The Gophers lost mammoth right tackle Daniel Faalele to a leg injury in the second quarter, which didn’t help their cause.
This was the only the sixth time in the history of the most-played series in major college football that both teams were ranked in The Associated Press poll, the first since 2014 when Wisconsin also denied Minnesota a spot in the conference title game by winning the regular-season finale. Wisconsin could take Minnesota’s place in the top 10 on Sunday.

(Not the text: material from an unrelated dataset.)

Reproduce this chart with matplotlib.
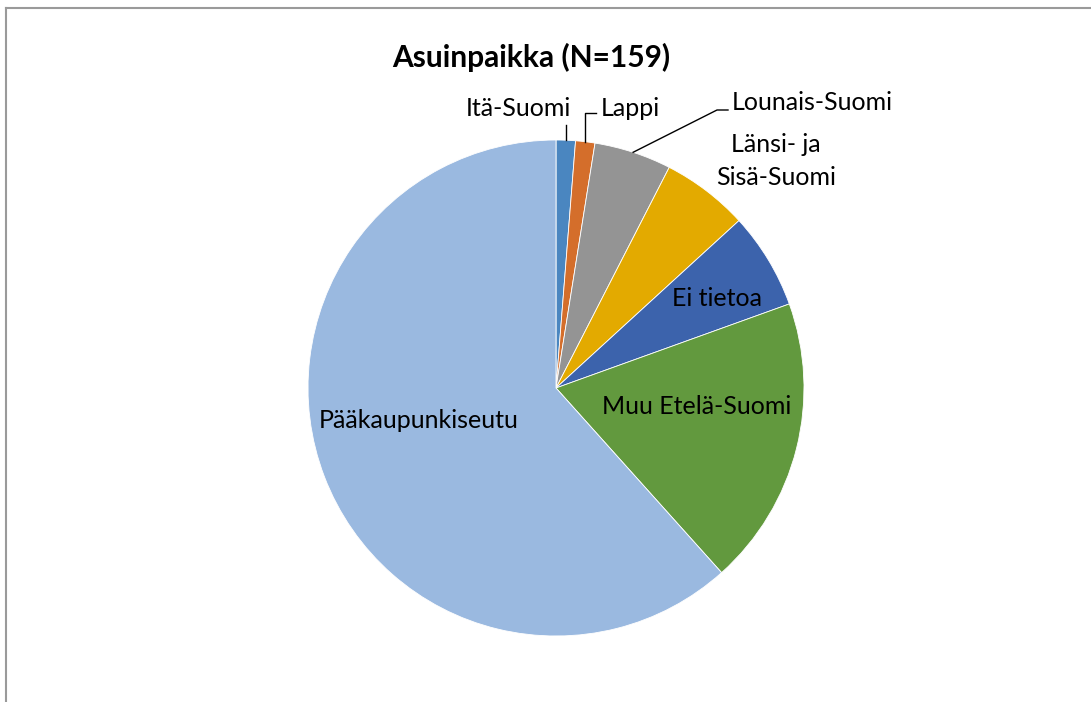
import numpy as np
import matplotlib
matplotlib.use("Agg")
import matplotlib.pyplot as plt
from matplotlib.lines import Line2D

# ---- data ----
title = "Asuinpaikka (N=159)"
categories = ["Itä-Suomi", "Lappi", "Lounais-Suomi", "Länsi- ja\nSisä-Suomi",
              "Ei tietoa", "Muu Etelä-Suomi", "Pääkaupunkiseutu"]
counts = [2, 2, 8, 9, 10, 30, 98]
colors = ["#4A86C0", "#D46E2B", "#949494", "#E3AA00", "#3C63AC", "#62993E", "#9AB9E0"]

plt.rcParams['font.family'] = ['Lato', 'DejaVu Sans']

W, H = 1091, 702
fig = plt.figure(figsize=(W / 100, H / 100), dpi=100)
fig.patch.set_facecolor("white")

# chart border (only top and left visible)
fig.add_artist(Line2D([6 / W, 6 / W], [0, 1 - 8 / H], transform=fig.transFigure,
                      color="#9a9a9a", lw=1.5))
fig.add_artist(Line2D([6 / W, 1], [1 - 8 / H, 1 - 8 / H], transform=fig.transFigure,
                      color="#9a9a9a", lw=1.5))

cx, cy, r = 556, 388, 248
ax = fig.add_axes([(cx - r) / W, (H - cy - r) / H, 2 * r / W, 2 * r / H])
ax.axis("off")

wedges, _ = ax.pie(counts, colors=colors, startangle=90, counterclock=False,
                   radius=1, wedgeprops=dict(edgecolor="white", linewidth=0.6))
ax.set_xlim(-1, 1)
ax.set_ylim(-1, 1)

fs = 18
# mid angles for leader-line anchors
mids = []
for w in wedges:
    a = np.deg2rad((w.theta1 + w.theta2) / 2)
    mids.append((np.cos(a), np.sin(a)))

def px(x, y):
    return ((x - cx) / r, (cy - y) / r)

# Itä-Suomi
a = mids[0]
ax.plot([a[0], a[0]], [a[1], px(0, 125)[1]], color="black", lw=1, clip_on=False)
ax.text(*px(518, 108), categories[0], ha="center", va="center", fontsize=fs)
# Lappi
a = mids[1]
e = px(0, 113)[1]
ax.plot([a[0], a[0], px(596, 0)[0]], [a[1], e, e], color="black", lw=1, clip_on=False)
ax.text(*px(601, 109), categories[1], ha="left", va="center", fontsize=fs)
# Lounais-Suomi
a = mids[2]
p1 = px(717, 110)
p2 = px(728, 110)
ax.plot([a[0], p1[0], p2[0]], [a[1], p1[1], p2[1]], color="black", lw=1, clip_on=False)
ax.text(*px(732, 102), categories[2], ha="left", va="center", fontsize=fs)
# Länsi- ja Sisä-Suomi
ax.text(*px(776, 161), categories[3], ha="center", va="center", fontsize=fs,
        linespacing=1.5)
# inside labels
ax.text(*px(717, 299), categories[4], ha="center", va="center", fontsize=fs)
ax.text(*px(697, 407), categories[5], ha="center", va="center", fontsize=fs)
ax.text(*px(419, 420), categories[6], ha="center", va="center", fontsize=fs)

fig.text(531 / W, 1 - 57 / H, title, ha="center", va="center", fontsize=21.5,
         fontweight="bold")

fig.savefig("out.png", dpi=100, facecolor="white")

Wisconsin: The Badgers might be wincing next month about what that one-point loss to Illinois on Oct. 19 might have cost them, though they have a long-shot hope of their first berth in the College Football Playoff if there’s a bunch of upsets on conference championship weekend. Either way, their recovery was a testament to Chryst and his staff, and the game plan for the Gophers was superb.
“There were a number of things that maybe we hadn’t done,” Chryst said. “It’s not like we put them all in this week, but I think the situations were right for it.”
Minnesota: The dream season took a painful hit with losses to border-state rivals Iowa and Wisconsin over the final three weeks, after starting Fleck’s third year at 9-0. Though the Badgers took home the traveling trophy for the 22nd time in the last 25 seasons, the Gophers had no trouble expressing confidence in their progress.
“I know we didn’t tonight, but that doesn’t mean we won’t forever,” Fleck said.
Wisconsin: Heads to Indianapolis for the sixth time in nine years since the conference title game was created. The Badgers lost 38-7 to Ohio State on Oct. 26.
Minnesota: Awaits the Dec. 8 announcement of the bowl assignments. The Rose Bowl remains a possibility, but the Badgers might grab that one and relegate the Gophers to either the Citrus Bowl or the Outback Bowl, both of which are also on Jan. 1.